Menurut Rullyandi, secara tidak langsung penghitungan kerugian negara yang dilakukan BPKP tidak berlaku atau tidak sah. Dalam kasus Suryadharma, menurut Rully, BPK belum pernah menyatakan adanya kerugian negara.
"Jadi ini mohon teman-teman BPK sendiri tidak pernah menyatakan ada kerugian negara dari atas penyelenggaraan haji, sehingga ini menjadi penilaian hakim di tingkat banding telah memberikan keputusan yg keliru," tutur Rullyandi.
SDA divonis bersalah dan telah melakukan tindak pidana korupsi dalam penyelenggaraan ibadah haji tahun 2010 hingga 2013. Ia juga terbukti bersalah dalam Dana Operasional Menteri (DOM) saat menjabat Menteri Agama. Dia pun divonis 6 tahun penjara dan denda Rp 300 juta subsider 3 bulan kurungan.
Tidak terima dengan putusan hakim, SDA mengajukan banding ke Pengadilan Tinggi Jakarta. Pengadilan Tipikor Jakarta memperberat pidana penjara Suryadharma Ali menjadi 10 tahun penjara dengan denda tetap.

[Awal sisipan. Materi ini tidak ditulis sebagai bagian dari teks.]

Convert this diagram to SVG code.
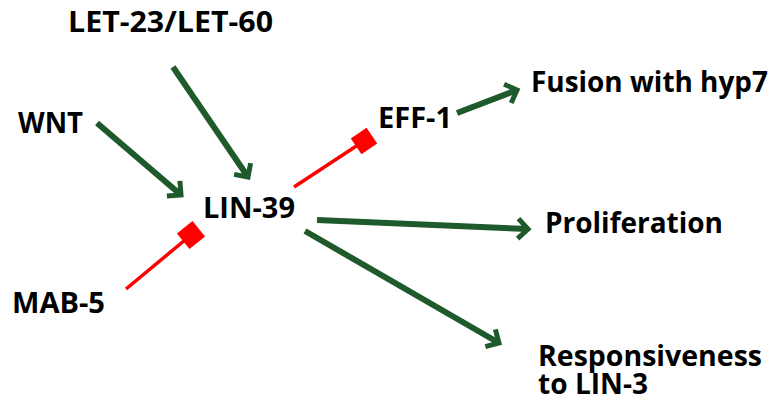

Perbuatan dirinya telah memenuhi unsur-unsur dalam Pasal 3 juncto Pasal 18 Undang-Undang Nomor 31 Tahun 1999 tentang Pemberantasan Tindak Pidana Korupsi sebagaimana diubah dengan Undang-Undang Nomor 20 Tahun 2001 tentang perubahan atas Undang-Undang Nomor 31 Tahun 1999 tentang Pemberantasan Tindak Pidana Korupsi juncto Pasal 55 ayat (1) ke-1 juncto Pasal 65 ayat (1) KUHP.